Cost per use: learn the real value of what you are shopping for
Have you ever find an object that you bought and hasn’t been used? It can happen with clothing, cooking utensils, or even exercising equipment. For sure, you thought that you would use it over and over again but then you realized that you could have saved a couple of dollars. Whether it was an impulse buy or because you really thought that it was worth spending that money, the truth is that the cost per use was skipped. This analysis is very useful to improve personal finance management and the way we consume.
What’s the cost per use?
The cost per use indicates the number of times that we use a product vs. the price that we pay. This means that a good’s real cost has to be divided into the number of times we think we might use it. If we buy a sweater that costs 200 dollars and we plan to use it once per week for six months, we divide these numbers and we would get a total cost of 8.30 dollars.
Before buying something, we must consider if we are going to use it to understand if it is worth spending the money. To do this, we must take into account that we might already have similar products that could “compete” when it comes to frequency of usage, or if we are replacing an object, or if we know that this product is something we could use for multiple occasions.
To incorporate this new mindset before buying, it is important to reduce impulse buying and giving yourself time before acquiring something. Many people that want to control their spendings have this approach of waiting a certain amount of time to consider if they are really having the need to buy it or if it just an urge.
This mindset is very useful during key moments in the shopping agenda such as Black Friday. Going shopping because of good discounts without needing the products aren’t healthy for expenses control.

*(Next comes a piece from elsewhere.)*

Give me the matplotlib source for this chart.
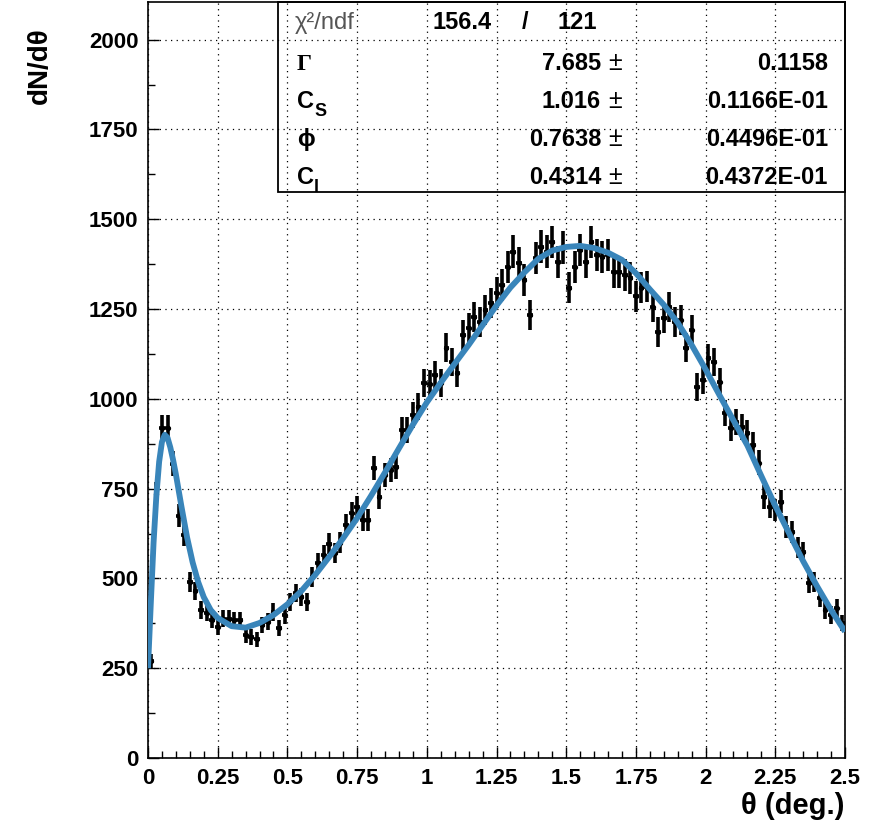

Prior to buying something, the cost per use math is worth it to reflect on the need behind the impulse of acquiring something. This math helps you to learn the real value that a product has for you, depending on the number of times you do this exercise. You can start raising awareness about what you already have at home: Was it worth it to spend 30 dollars on a blender if you only prepare shakes twice or three times per year?
Can I afford it?
Finally, the key question is if you are really on the economical capacity to buy something which costs more than you make. It doesn’t matter if you try the cost per use method, if we aren’t able to afford it then we shouldn’t fall into unnecessary consumption.